Yes, the results of the cuts made in the Federal Aviation Authority budget were so immediately painful that Congress quickly passed a short-term fix. But we have not yet seen too many consequences of cuts in other regulatory agency budgets, cuts that are going to result in far worse outcomes than waiting in long lines at airports while are delayed.

Let’s get two things straight. Nobody is for overregulation. One of the major priorities of anyone running a regulatory agency is to root out inefficiencies, making sure the process is fair and doesn’t impose unnecessary burdens on the industry being regulated. Second, we could eliminate every single federal regulatory agency and the resulting savings would hardly make a dent in the federal budget. The answers to solving our long-term budget problems are clearly increased revenues, overhauling Defense Department priorities, and entitlement reform.

I could pick virtually any regulatory agency and project dire outcomes caused by sequestration cuts, which will be ongoing under present law. What happens to the integrity of our financial markets when the SEC can no longer police them effectively? How many of our rivers will be devastated by polluters if the EPA can no longer enforce environmental laws?

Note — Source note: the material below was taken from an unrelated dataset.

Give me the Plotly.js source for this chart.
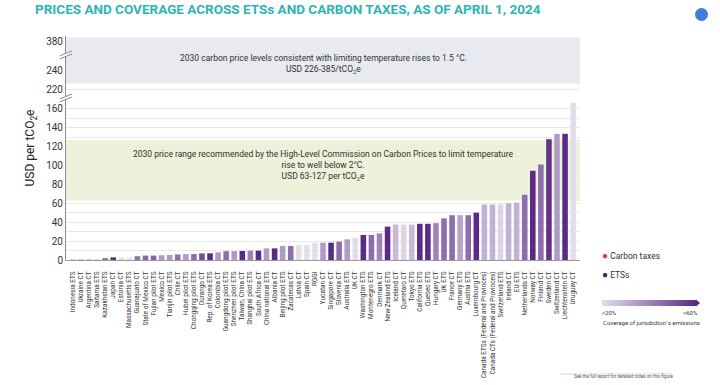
<!DOCTYPE html>
<html>
<head>
<meta charset="utf-8">
<script src="https://cdn.plot.ly/plotly-3.0.1.min.js"></script>
<style>
  html, body { margin: 0; padding: 0; background: #ffffff; }
  #chart { width: 720px; height: 385px; }
</style>
</head>
<body>
<div id="chart"></div>
<script>
// ---------------- DATA ----------------
const labels = [
  "Indonesia ETS", "Ukraine CT", "Argentina CT", "Saitama ETS", "Kazakhstan ETS",
  "Japan CT", "Estonia CT", "Massachusetts ETS", "Guanajuato CT", "State of Mexico CT",
  "Fujian pilot ETS", "Mexico CT", "Tianjin pilot ETS", "Chile CT", "Hubei pilot ETS",
  "Chongqing pilot ETS", "Durango CT", "Rep. of Korea ETS", "Colombia CT", "Guangdong pilot ETS",
  "Shenzhen pilot ETS", "Taiwan, China CT", "Shanghai pilot ETS", "South Africa CT", "China national ETS",
  "Albania CT", "Beijing pilot ETS", "Zacatecas CT", "Latvia CT", "Spain CT",
  "RGGI", "Yucatan CT", "Singapore CT", "Slovenia CT", "Australia ETS",
  "UK CT", "Washington ETS", "Montenegro ETS", "Denmark CT", "New Zealand ETS",
  "Iceland CT", "Queretaro CT", "Tokyo ETS", "California ETS", "Quebec ETS",
  "Hungary CT", "UK ETS", "France CT", "Germany ETS", "Austria ETS",
  "Luxembourg CT", "Canada ETSs (Federal and Provinces)", "Canada CTs (Federal and Provinces)", "Switzerland ETS", "Ireland CT",
  "EU ETS", "Netherlands CT", "Norway CT", "Finland CT", "Sweden CT",
  "Switzerland CT", "Liechtenstein CT", "Uruguay CT"
];
const types = [
  "ETS","CT","CT","ETS","ETS",
  "CT","CT","ETS","CT","CT",
  "ETS","CT","ETS","CT","ETS",
  "ETS","CT","ETS","CT","ETS",
  "ETS","CT","ETS","CT","ETS",
  "CT","ETS","CT","CT","CT",
  "ETS","CT","CT","CT","ETS",
  "CT","ETS","ETS","CT","ETS",
  "CT","CT","ETS","ETS","ETS",
  "CT","ETS","CT","ETS","ETS",
  "CT","ETS","CT","ETS","CT",
  "ETS","CT","CT","CT","CT",
  "CT","CT","CT"
];
// USD per tCO2e
const prices = [
  1.0, 1.2, 1.2, 1.0, 2.0,
  2.8, 2.5, 2.5, 4.0, 4.7,
  4.7, 5.0, 5.4, 5.9, 6.3,
  6.3, 7.0, 7.1, 8.2, 9.3,
  9.4, 9.5, 9.9, 9.9, 12.3,
  12.3, 14.8, 14.8, 15.9, 15.9,
  18.3, 18.3, 18.3, 19.4, 21.9,
  23.6, 26.5, 26.5, 28.2, 35.3,
  37.5, 37.5, 37.5, 38.3, 38.3,
  39.0, 44.0, 47.4, 47.4, 47.4,
  50.0, 58.7, 58.7, 58.7, 60.1,
  60.8, 69.0, 94.4, 101.0, 127.8,
  133.5, 133.5, 166.3
];
// coverage of jurisdiction's emissions (%), estimated from bar shade
const coverage = [
  25, 25, 25, 22, 45,
  60, 20, 20, 45, 47,
  47, 35, 35, 45, 35,
  45, 52, 60, 35, 45,
  35, 60, 40, 60, 35,
  60, 35, 45, 20, 20,
  20, 35, 60, 45, 35,
  20, 60, 45, 40, 60,
  28, 22, 28, 60, 60,
  40, 45, 45, 33, 45,
  60, 30, 30, 22, 30,
  30, 45, 60, 45, 58,
  35, 60, 20
];
const coverageTickText = ["<20%", ">60%"];
// broken y axis: real value -> drawn position
const realBreaks = [0, 172, 220, 240, 380, 390];
const drawBreaks = [0, 172, 180.6, 201, 230.7, 240.9];
const yTickValues = [0, 20, 40, 60, 80, 100, 120, 140, 160, 220, 240, 380];
const yMinorValues = [10, 30, 50, 70, 90, 110, 130, 150];
const band15 = [226, 385];   // 1.5 °C range
const band2 = [63, 127];     // well below 2 °C range

function toDraw(v) {
  for (let i = 0; i < realBreaks.length - 1; i++) {
    if (v <= realBreaks[i + 1]) {
      const t = (v - realBreaks[i]) / (realBreaks[i + 1] - realBreaks[i]);
      return drawBreaks[i] + t * (drawBreaks[i + 1] - drawBreaks[i]);
    }
  }
  return drawBreaks[drawBreaks.length - 1];
}

// pixel helpers for placing side elements (plot area: x 66..580, y 36..260)
const px = x => (x - 66) / 514;
const py = y => (260 - y) / 224;

const CT_COLOR = "#e3334f";
const ETS_COLOR = "#15315e";
const dotY = labels.map(() => -7);

const barTrace = {
  type: "bar",
  x: labels,
  y: prices.map(toDraw),
  marker: {
    color: coverage,
    cmin: 20, cmax: 60,
    colorscale: [[0, "#e3deeb"], [1, "#5a2a86"]],
    line: { width: 0 },
    showscale: true,
    colorbar: {
      orientation: "h",
      xref: "paper", yref: "paper",
      x: px(649), xanchor: "center",
      y: py(303), yanchor: "middle",
      len: 94, lenmode: "pixels",
      thickness: 6, thicknessmode: "pixels",
      xpad: 0, ypad: 0,
      outlinewidth: 0,
      showticklabels: false,
      ticks: ""
    }
  },
  hoverinfo: "skip"
};

const dotTrace = {
  type: "scatter",
  mode: "markers",
  x: labels,
  y: dotY,
  cliponaxis: false,
  marker: { size: 5, color: types.map(t => t === "CT" ? CT_COLOR : ETS_COLOR) },
  hoverinfo: "skip"
};

const shapes = [
  { type: "rect", xref: "paper", yref: "y", x0: 0, x1: 1,
    y0: toDraw(band15[0]), y1: toDraw(band15[1]),
    fillcolor: "#e8eaef", line: { width: 0 }, layer: "between" },
  { type: "rect", xref: "paper", yref: "y", x0: 0, x1: 1,
    y0: toDraw(band2[0]), y1: toDraw(band2[1]),
    fillcolor: "#eef2d8", line: { width: 0 }, layer: "between" },
];
// axis break marks
[217, 171.5].forEach(b => {
  shapes.push({ type: "rect", xref: "paper", yref: "y", x0: -0.006, x1: 0.006,
    y0: b - 1.6, y1: b + 1.6, fillcolor: "#ffffff", line: { width: 0 }, layer: "above" });
  [-1.6, 1.6].forEach(o => {
    shapes.push({ type: "line", xref: "paper", yref: "y",
      x0: -0.012, x1: 0.012, y0: b + o - 2.6, y1: b + o + 2.6,
      line: { color: "#8c8c8c", width: 1 }, layer: "above" });
  });
});
// colorbar end arrow
shapes.push({ type: "path", xref: "paper", yref: "paper",
  path: "M " + px(696) + " " + py(299.5) + " L " + px(700) + " " + py(303) + " L " + px(696) + " " + py(306.5) + " Z",
  fillcolor: "#5a2a86", line: { width: 0 } });
// note rule and corner icon
shapes.push({ type: "line", xref: "paper", yref: "paper",
  x0: px(560), x1: px(672), y0: py(374), y1: py(374),
  line: { color: "#bfe6df", width: 1 } });
shapes.push({ type: "circle", xref: "paper", yref: "paper",
  x0: px(695), x1: px(708), y0: py(8), y1: py(21),
  fillcolor: "#3b7fd6", line: { width: 0 } });

const txtFont = { family: "Roboto", size: 8.5, color: "#333" };
const smallFont = { family: "Roboto", size: 6, color: "#333" };
const annotations = [
  { xref: "paper", yref: "y", x: 0.5, y: 207.5, xanchor: "center", showarrow: false, font: txtFont,
    text: "2030 carbon price levels consistent with limiting temperature rises to 1.5 °C.<br>USD 226-385/tCO<sub>2</sub>e" },
  { xref: "paper", yref: "y", x: 0.5, y: 100.5, xanchor: "center", showarrow: false, font: txtFont,
    text: "2030 price range recommended by the High-Level Commission on Carbon Prices to limit temperature<br>rise to well below 2°C.<br>USD 63-127 per tCO<sub>2</sub>e" },
  { xref: "paper", yref: "paper", x: px(600), y: py(263), xanchor: "left",
    showarrow: false, font: { family: "Roboto", size: 8.5, color: "#333" },
    text: "<span style='color:" + CT_COLOR + ";font-size:10px'>●</span> Carbon taxes" },
  { xref: "paper", yref: "paper", x: px(600), y: py(282), xanchor: "left",
    showarrow: false, font: { family: "Roboto", size: 8.5, color: "#333" },
    text: "<span style='color:" + ETS_COLOR + ";font-size:10px'>●</span> ETSs" },
  { xref: "paper", yref: "paper", x: px(600), y: py(312), xanchor: "left", yanchor: "middle",
    showarrow: false, font: smallFont, text: coverageTickText[0] },
  { xref: "paper", yref: "paper", x: px(700), y: py(312), xanchor: "right", yanchor: "middle",
    showarrow: false, font: smallFont, text: coverageTickText[1] },
  { xref: "paper", yref: "paper", x: px(651), y: py(322), xanchor: "center", yanchor: "middle",
    showarrow: false, font: smallFont, text: "Coverage of jurisdiction`s emissions" },
  { xref: "paper", yref: "paper", x: px(623), y: py(381), xanchor: "center",
    showarrow: false, font: { family: "Roboto", size: 4.5, color: "#555" },
    text: "See the full report for detailed notes on this figure" }
];

const layout = {
  width: 720, height: 385,
  margin: { l: 66, r: 140, t: 36, b: 125 },
  paper_bgcolor: "#ffffff", plot_bgcolor: "#ffffff",
  showlegend: false,
  bargap: 0.31,
  title: {
    text: "PRICES AND COVERAGE ACROSS ETSs AND CARBON TAXES, AS OF APRIL 1, 2024",
    xref: "container", yref: "container",
    x: 35 / 720, xanchor: "left", y: 1 - 9 / 385, yanchor: "middle",
    font: { family: "Roboto", size: 13.5, weight: 700, color: "#2bb5b4" }
  },
  xaxis: {
    type: "category",
    range: [-0.85, 62.85],
    tickangle: -90,
    ticks: "outside", ticklen: 8, tickcolor: "rgba(0,0,0,0)",
    tickfont: { family: "Roboto", size: 6.4, color: "#333" },
    showline: true, linecolor: "#9a9a9a", linewidth: 1,
    showgrid: false, zeroline: false, automargin: false
  },
  yaxis: {
    range: [0, 237],
    tickmode: "array",
    tickvals: yTickValues.map(toDraw),
    ticktext: yTickValues.map(String),
    tickfont: { family: "Roboto", size: 10, color: "#333" },
    showgrid: true, gridcolor: "#e9e9e9", gridwidth: 1,
    minor: { tickmode: "array", tickvals: yMinorValues.map(toDraw), showgrid: true, gridcolor: "#e9e9e9", gridwidth: 1 },
    zeroline: false,
    showline: true, linecolor: "#8c8c8c", linewidth: 1,
    ticks: "", automargin: false,
    title: { text: "USD per tCO<sub>2</sub>e", font: { family: "Roboto", size: 12, color: "#222" }, standoff: 8 }
  },
  shapes: shapes,
  annotations: annotations
};

Plotly.newPlot("chart", [barTrace, dotTrace], layout, { displayModeBar: false, staticPlot: true });
</script>
</body>
</html>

But let’s focus on just one agency –the Food and Drug Administration –and its mission to enforce food purity laws. What happens if it no longer has the capability to do that?

In a column I wrote last year, I mentioned a business executive who was a fellow panelist on a seminar about the environment. He proclaimed that the problem in America was too much regulation, a common mantra in the U.S. business community. “Not like China,” he said, “where it is easy to manufacture without government interference.”

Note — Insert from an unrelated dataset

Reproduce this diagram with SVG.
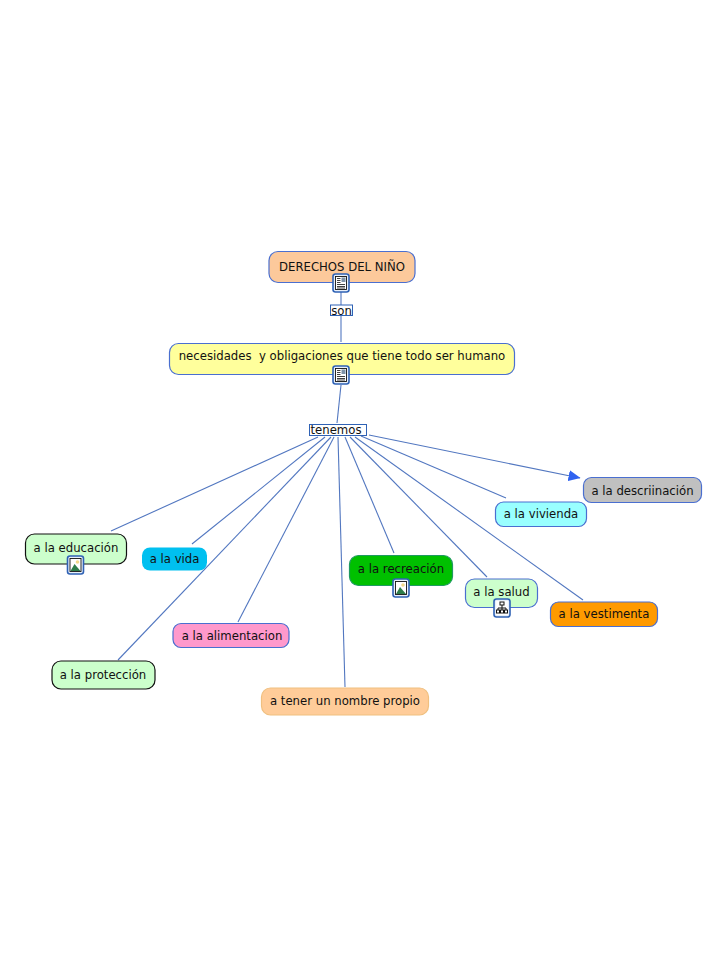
<svg xmlns="http://www.w3.org/2000/svg" width="728" height="968" viewBox="0 0 728 968">
<style>
text{font-family:"DejaVu Sans",Verdana,sans-serif;font-size:11.7px;fill:#111;text-anchor:middle;white-space:pre}
.n{stroke:#4a6fd0;stroke-width:1.2}
.k{stroke:#111;stroke-width:1.2}
.c line{stroke:#5277c0;stroke-width:1.1;fill:none}
.frame{fill:#e8f0fa;stroke:#2f62b5;stroke-width:1.6}
</style>
<defs>
<marker id="arr" markerUnits="userSpaceOnUse" markerWidth="13" markerHeight="12" refX="11.500" refY="5.500" orient="auto"><path d="M0,0L12,5.500L0,11Z" fill="#2f62f0"/></marker>
<g id="doc"><rect x="-8" y="-9" width="16" height="18" rx="2.500" class="frame"/><rect x="-5.500" y="-6.500" width="11" height="13" fill="#fff" stroke="#111" stroke-width="0.900"/><path d="M-4,-4.500H-0.500M-4,-2.500H-0.500M-4,-0.500H-0.500M-4,1.500H4M-4,3.500H4M-4,5H4" stroke="#111" stroke-width="0.800"/><rect x="0.500" y="-5.500" width="4" height="4.500" fill="#7f93a8"/></g>
<g id="img"><rect x="-8" y="-9" width="16" height="18" rx="2.500" class="frame"/><rect x="-5.500" y="-6.500" width="11" height="13" fill="#fff" stroke="#111" stroke-width="0.900"/><circle cx="2" cy="-3" r="1.800" fill="#f3d98a"/><path d="M-5,6L-1,-1L5,6Z" fill="#2e7d4a"/></g>
<g id="map"><rect x="-8" y="-9" width="16" height="18" rx="2.500" class="frame"/><rect x="-5.800" y="-7" width="11.600" height="14" fill="#fff"/><path d="M0,-3V0M-4,2V0H4V2M0,0V2" stroke="#111" fill="none"/><rect x="-2" y="-6" width="4" height="3" fill="#fff" stroke="#111"/><rect x="-5.500" y="2" width="3" height="3" fill="#fff" stroke="#111"/><rect x="-1.500" y="2" width="3" height="3" fill="#fff" stroke="#111"/><rect x="2.500" y="2" width="3" height="3" fill="#fff" stroke="#111"/></g>
</defs>
<rect width="728" height="968" fill="#fff"/>
<g id="connectors" class="c">
<line x1="341" y1="292" x2="341" y2="305"/>
<line x1="341" y1="316" x2="341" y2="342"/>
<line x1="341" y1="385" x2="337" y2="423"/>
<line x1="318" y1="437" x2="111" y2="531"/>
<line x1="325" y1="437" x2="192" y2="544"/>
<line x1="331" y1="437" x2="118" y2="660"/>
<line x1="334" y1="437" x2="238" y2="622"/>
<line x1="338" y1="437" x2="345" y2="687"/>
<line x1="345" y1="437" x2="394" y2="553"/>
<line x1="350" y1="437" x2="487" y2="577"/>
<line x1="355" y1="437" x2="583" y2="600"/>
<line x1="361" y1="436" x2="506" y2="498"/>
<line x1="369" y1="435" x2="580" y2="478" marker-end="url(#arr)"/>
</g>
<g id="n-derechos"><rect x="269" y="251.500" width="146" height="31" rx="9" fill="#fcc99b" class="n"/><text x="342" y="270.500">DERECHOS DEL NIÑO</text><use href="#doc" x="341" y="283"/></g>
<g id="l-son"><rect x="330.500" y="305" width="22" height="10.500" fill="#fff" stroke="#2f62b5"/><text x="341.500" y="314.500">son</text></g>
<g id="n-necesidades"><rect x="169.500" y="343.500" width="345" height="31" rx="9" fill="#ffff9c" class="n"/><text x="342" y="360">necesidades  y obligaciones que tiene todo ser humano</text><use href="#doc" x="341" y="375"/></g>
<g id="l-tenemos"><rect x="309.500" y="424.500" width="57" height="11" fill="#fff" stroke="#2f62b5"/><text x="336" y="434">tenemos</text></g>
<g id="n-educacion"><rect x="25.500" y="534" width="101" height="30" rx="9" fill="#ccffcc" class="k"/><text x="76" y="552">a la educación</text><use href="#img" x="75.500" y="565"/></g>
<g id="n-vida"><rect x="142" y="547.500" width="65" height="23" rx="8" fill="#00c0f0"/><text x="174.500" y="562.500">a la vida</text></g>
<g id="n-recreacion"><rect x="349.500" y="555.500" width="103" height="30" rx="9" fill="#00c000" stroke="#1f9a60" stroke-width="1.200"/><text x="401" y="573">a la recreación</text><use href="#img" x="401" y="588"/></g>
<g id="n-salud"><rect x="465.500" y="579" width="72" height="28.500" rx="9" fill="#ccffcc" class="n"/><text x="501.500" y="595.500">a la salud</text><use href="#map" x="502" y="608"/></g>
<g id="n-vivienda"><rect x="495.500" y="502" width="91" height="24.500" rx="8" fill="#99ffff" class="n"/><text x="541" y="518">a la vivienda</text></g>
<g id="n-descriinacion"><rect x="583.500" y="477.500" width="118" height="25" rx="8" fill="#c0c0c0" class="n"/><text x="642.500" y="494.500">a la descriinación</text></g>
<g id="n-vestimenta"><rect x="550.500" y="602" width="107" height="24.500" rx="8" fill="#ff9a00" class="n"/><text x="604" y="618">a la vestimenta</text></g>
<g id="n-alimentacion"><rect x="173" y="623.500" width="116" height="24" rx="8" fill="#ff99cc" class="n"/><text x="232" y="639.500">a la alimentacion</text></g>
<g id="n-proteccion"><rect x="52" y="661" width="103" height="28" rx="9" fill="#ccffcc" class="k"/><text x="103" y="679">a la protección</text></g>
<g id="n-nombre"><rect x="261.500" y="688" width="167" height="27" rx="9" fill="#ffcc99" stroke="#f0c080" stroke-width="1.200"/><text x="345" y="705">a tener un nombre propio</text></g>
</svg>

I remembered that guy when I recently read the Ministry of Public Security in China’s report that since 2009, some of its meat processors were mixing “rat, fox and mink meat and selling it as lamb rolls.” Wow. In Europe, there was a recent scandal about horse meat being substituted for lamb, but –rat meat?

Earlier this year, 6,000 dead pigs were found floating in a Shanghai river that is a major source of its drinking water. A few months ago The New York Times reported on the manufacturing process followed by 16 Chinese companies selling preserved fruit: “It made the meat-packing methods described by Upton Sinclair in ‘The Jungle’ a century ago pale by comparison.”

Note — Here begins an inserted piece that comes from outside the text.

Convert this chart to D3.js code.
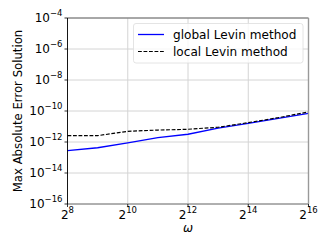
<!DOCTYPE html>
<html>
<head>
<meta charset="utf-8">
<script src="https://cdn.jsdelivr.net/npm/d3@7"></script>
<style>
  body { margin: 0; background: #fff; }
  svg { display: block; font-family: "DejaVu Sans", sans-serif; }
</style>
</head>
<body>
<div id="chart"></div>
<script>
// omega = 2^k, k = 8..16
const exponents = [8, 9, 10, 11, 12, 13, 14, 15, 16];
// log10 of max absolute error
const globalLevin = [-12.56, -12.37, -12.05, -11.72, -11.5, -11.1, -10.8, -10.47, -10.15];
const localLevin = [-11.59, -11.59, -11.31, -11.23, -11.18, -11.05, -10.75, -10.43, -10.06];
const xTicks = [8, 10, 12, 14, 16];
const yTicks = [-4, -6, -8, -10, -12, -14, -16];
const seriesNames = ["global Levin method", "local Levin method"];

const width = 332, height = 249;
const margin = { left: 67.5, right: 23.5, top: 18, bottom: 45 };

const svg = d3.select("#chart").append("svg")
  .attr("width", width)
  .attr("height", height);

const x = d3.scaleLinear().domain([8, 16]).range([margin.left, width - margin.right]);
const y = d3.scaleLinear().domain([-16, -4]).range([height - margin.bottom, margin.top]);

// grid
svg.append("g").selectAll("line.vg")
  .data(xTicks).enter().append("line")
  .attr("x1", d => x(d)).attr("x2", d => x(d))
  .attr("y1", margin.top).attr("y2", height - margin.bottom)
  .attr("stroke", "#d4d4d4").attr("stroke-width", 1);
svg.append("g").selectAll("line.hg")
  .data(yTicks).enter().append("line")
  .attr("x1", margin.left).attr("x2", width - margin.right)
  .attr("y1", d => y(d)).attr("y2", d => y(d))
  .attr("stroke", "#d4d4d4").attr("stroke-width", 1);

// lines
const line = d3.line().x((d, i) => x(exponents[i])).y(d => y(d));
svg.append("path").datum(globalLevin)
  .attr("d", line).attr("fill", "none")
  .attr("stroke", "#0000ff").attr("stroke-width", 1.3);
svg.append("path").datum(localLevin)
  .attr("d", line).attr("fill", "none")
  .attr("stroke", "#000").attr("stroke-width", 1.15)
  .attr("stroke-dasharray", "3.8,1.7");

// spines
const x0 = margin.left, x1 = width - margin.right, y0 = margin.top, y1 = height - margin.bottom;
svg.append("line").attr("x1", x0).attr("x2", x1).attr("y1", y0).attr("y2", y0).attr("stroke", "#666").attr("stroke-width", 1.2);
svg.append("line").attr("x1", x0).attr("x2", x1).attr("y1", y1).attr("y2", y1).attr("stroke", "#777").attr("stroke-width", 1.2);
svg.append("line").attr("x1", x1).attr("x2", x1).attr("y1", y0).attr("y2", y1).attr("stroke", "#999").attr("stroke-width", 1.4);
svg.append("line").attr("x1", x0).attr("x2", x0).attr("y1", y0).attr("y2", y1).attr("stroke", "#000").attr("stroke-width", 0.9);

// y ticks
const yt = svg.append("g").selectAll("g").data(yTicks).enter().append("g");
yt.append("line")
  .attr("x1", x0 - 3).attr("x2", x0)
  .attr("y1", d => y(d)).attr("y2", d => y(d))
  .attr("stroke", "#000").attr("stroke-width", 0.8);
const ytxt = yt.append("text")
  .attr("x", x0 - 5).attr("y", d => y(d) + 4)
  .attr("text-anchor", "end")
  .attr("font-size", 12).attr("fill", "#000");
ytxt.append("tspan").text("10");
ytxt.append("tspan").attr("dy", -6).attr("font-size", 8.5).text(d => "\u2212" + (-d));

// x ticks
const xt = svg.append("g").selectAll("g").data(xTicks).enter().append("g");
xt.append("line")
  .attr("x1", d => x(d)).attr("x2", d => x(d))
  .attr("y1", y1).attr("y2", y1 + 3)
  .attr("stroke", "#000").attr("stroke-width", 0.8);
const xtxt = xt.append("text")
  .attr("x", d => x(d)).attr("y", y1 + 14.5)
  .attr("text-anchor", "middle")
  .attr("font-size", 12).attr("fill", "#000");
xtxt.append("tspan").text("2");
xtxt.append("tspan").attr("dy", -6).attr("font-size", 8.5).text(d => d);

// axis labels
svg.append("text")
  .attr("x", (x0 + x1) / 2).attr("y", y1 + 28)
  .attr("text-anchor", "middle")
  .attr("font-size", 12).attr("font-style", "italic")
  .text("\u03c9");
svg.append("text")
  .attr("transform", `translate(22,${(y0 + y1) / 2}) rotate(-90)`)
  .attr("text-anchor", "middle")
  .attr("font-size", 11.7)
  .text("Max Absolute Error Solution");

// legend
const lg = svg.append("g");
lg.append("rect")
  .attr("x", 133.5).attr("y", 23.5).attr("width", 169.5).attr("height", 39.5)
  .attr("rx", 2.5)
  .attr("fill", "#fff").attr("fill-opacity", 0.8)
  .attr("stroke", "#ddd").attr("stroke-width", 0.8);
const legendStyles = [
  { stroke: "#0000ff", dash: null, w: 1.3 },
  { stroke: "#000", dash: "3.8,1.7", w: 1.15 }
];
seriesNames.forEach((name, i) => {
  const ly = 34.5 + i * 17;
  lg.append("line")
    .attr("x1", 138).attr("x2", 164)
    .attr("y1", ly).attr("y2", ly)
    .attr("stroke", legendStyles[i].stroke)
    .attr("stroke-width", legendStyles[i].w)
    .attr("stroke-dasharray", legendStyles[i].dash);
  lg.append("text")
    .attr("x", 173).attr("y", ly + 4.8)
    .attr("font-size", 12.1)
    .text(name);
});
</script>
</body>
</html>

Incidents like these are just the tip of a very nasty iceberg. Mao Shoulong, a professor of public policy at Renmin University in Beijing, said earlier this month, “Chinese food production has become larger scale and more technological, but the problems emerging also involve using more sophisticated technology to beat regulators and cheat consumers.”

Yes, it is easier to “do business” in places where there is little or no regulation. But there has been a gigantic backlash against their government’s regulatory policies among the Chinese people. A 2012 poll conducted by Ipsos, an international research company, revealed that more than 60 percent of Chinese consumers are concerned about food safety issues. As a result, those who can afford it are turning toward imported food. What is it like to live in a country where most people don’t trust the safety of their food supply?

I hope we will never know the answer to that question. But we didn’t get to where we are as a country with a safe food supply by dumb luck. Before the public outrage a century ago caused by Sinclair’s book and other muckraking journalism, we weren’t in any better shape than China is today. It took years to establish the aggressive regulatory program we now take for granted.

We might not be able to take it for granted much longer. We have to address our long-term deficit and debt problems. But sequestration is the dumbest of all ways to do it. We must not risk destroying the regulatory framework that has contributed so much to our success as a nation.

Ted Kaufman is a former U.S. senator from Delaware.